Если бы лавки старьевщиков работали так же, как до войны, то в этот месяц поспешной эвакуации альтхафенского порта шкипер Хори нажил бы целое состояние. Все кранцы и рундуки «Краббе» были набиты выловленными вещами: ботинками, сапогами, туфельками всех размеров и фасонов, солдатскими фляжками и ранцами, свечами, спасательными кругами, дамскими шляпками, швабрами — всем тем добром, что обычно всплывает с разбомбленных и затопленных судов. Правда, случались находки пренеприятные и даже опасные. Хорн не раз и не два извлекал из бункера оторванные ноги, головы, руки, а однажды в «клешни» «Краббе» занесло небольшую речную мину, которая, по великому счастью, не взорвалась.
Как бы там ни было, но шкипер Хорн совершал свои рейсы изо дня в день, даже тогда, когда гавань затягивал туман. В этот раз мгла была настолько плотной, что Хорн решил переждать ненастье в далеком ковше, где стояли плавучий док и паровой кран. Он не заходил сюда уже месяц и надеялся, что здесь кое-что поднакопилось для его бункера. На мачте брандвахты у входа в ковш болтался красно-белый в шашечку флаг «U» — «юниформ», что по международному своду сигналов означало: «Вы идете к опасности». Но в гавани уже давно не действовали ни створные огни, ни сигнальные мачты, так что старик не обратил внимания на опасный флаг, да и разглядеть его в густом балтийском тумане было непросто. Едва «Краббе» вполз в тихие воды докового ковша, как белесая мгла стала редеть, и шкипер с удивлением увидел, что здесь кипит скорая и напряженная работа. Стрела плавучего крана опускала в котлован, вырытый на причальной стенке, носовую часть подводной лодки. Острая морда с «жаберными» крышками торпедных аппаратов походила на оттяпанную акулью голову. Старик разглядел и обезглавленное тело. На стапель-палубе дока стояла сумбарина, обрезанная по самую рубку. Хорн не стал гадать, кому и зачем понадобилось зарывать в землю лодочный отсек, так как сразу понял, что его столь нежданно вынырнувший из тумана «Краббе» вызвал в ковше нехороший переполох. Офицеры в длинных черных плащах закричали с причала тем, кто копошился на стапель-палубе, замахали руками, указывая на мусоросборщик. Шкипер круто переложил руль и выжал из движка все обороты, на какие был способен старенький «бенц».

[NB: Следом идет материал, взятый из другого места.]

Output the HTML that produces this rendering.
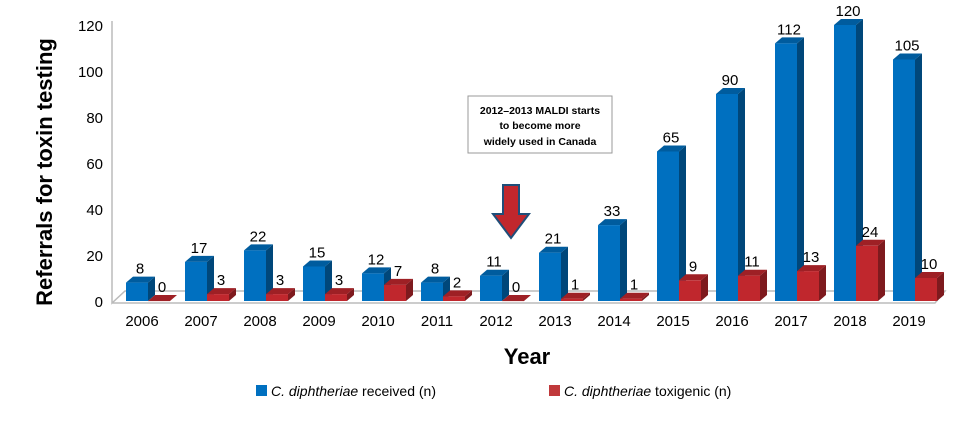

«Черти меня сюда занесли!» — ругал себя Хорн. Он надеялся побыстрее раствориться в тумане, но в дверной иллюминатор видно было, как от башни дока отвалил полуглиссер, взвихрив за кормой белопенные крылья, помчался вслед за «Краббе». Очень быстро катер поравнялся с пыхтящим от натуги мусорщиком, и два офицера, один за штурвалом, другой в кокпите, знаками потребовали, чтобы шкипер вышел из рубки. Скрипя сердце Хорн повиновался. Заглушил мотор и открыл дверь. Он не успел сказать и слова в свое оправдание. Тот, что сидел в кокпите, краснолицый, с заячьей губой, встал, поднял тяжелый «люгер» и выпустил в шкипера всю обойму.
— Любопытный карась попадает на крючок, — как бы в назидание мертвому припомнил он пословицу, — либо на рыбацкий, либо... на спусковой. Поворачивай обратно, Ульрих!
И катер помчался к плавкрану, который уже опустил носовой отсек в котлован. Саперный танк с бульдозерным ножом, яростно рыча, спихивал в яму мокрую глину. Он утрамбовал грунт гусеницами, и плавкран опустил на место погребения «акульей головы» бетонные плиты настила, те самые, что лежали здесь испокон веку. Водитель танка, включив малую передачу и постоянный газ, выскочил из люка. Машина рухнула с причальной стенки в воду, обдав брызгами своего хозяина — худого рыжеволосого фельдфебеля. Он нагнулся посмотреть, как бурлят на воде пузыри из затонувшего танка. Офицер с заячьей губой снова поднял свой пистолет, и любопытный танкист отправился вслед за своей машиной.
— У тебя заячья губа, Вальтер, но львиное сердце! — похвалил его водитель полуглиссера.
— Увы, Ульрих... Врачи говорят, что у меня «бычье сердце». Слишком много пил пива... Кажется, нам пора убираться отсюда.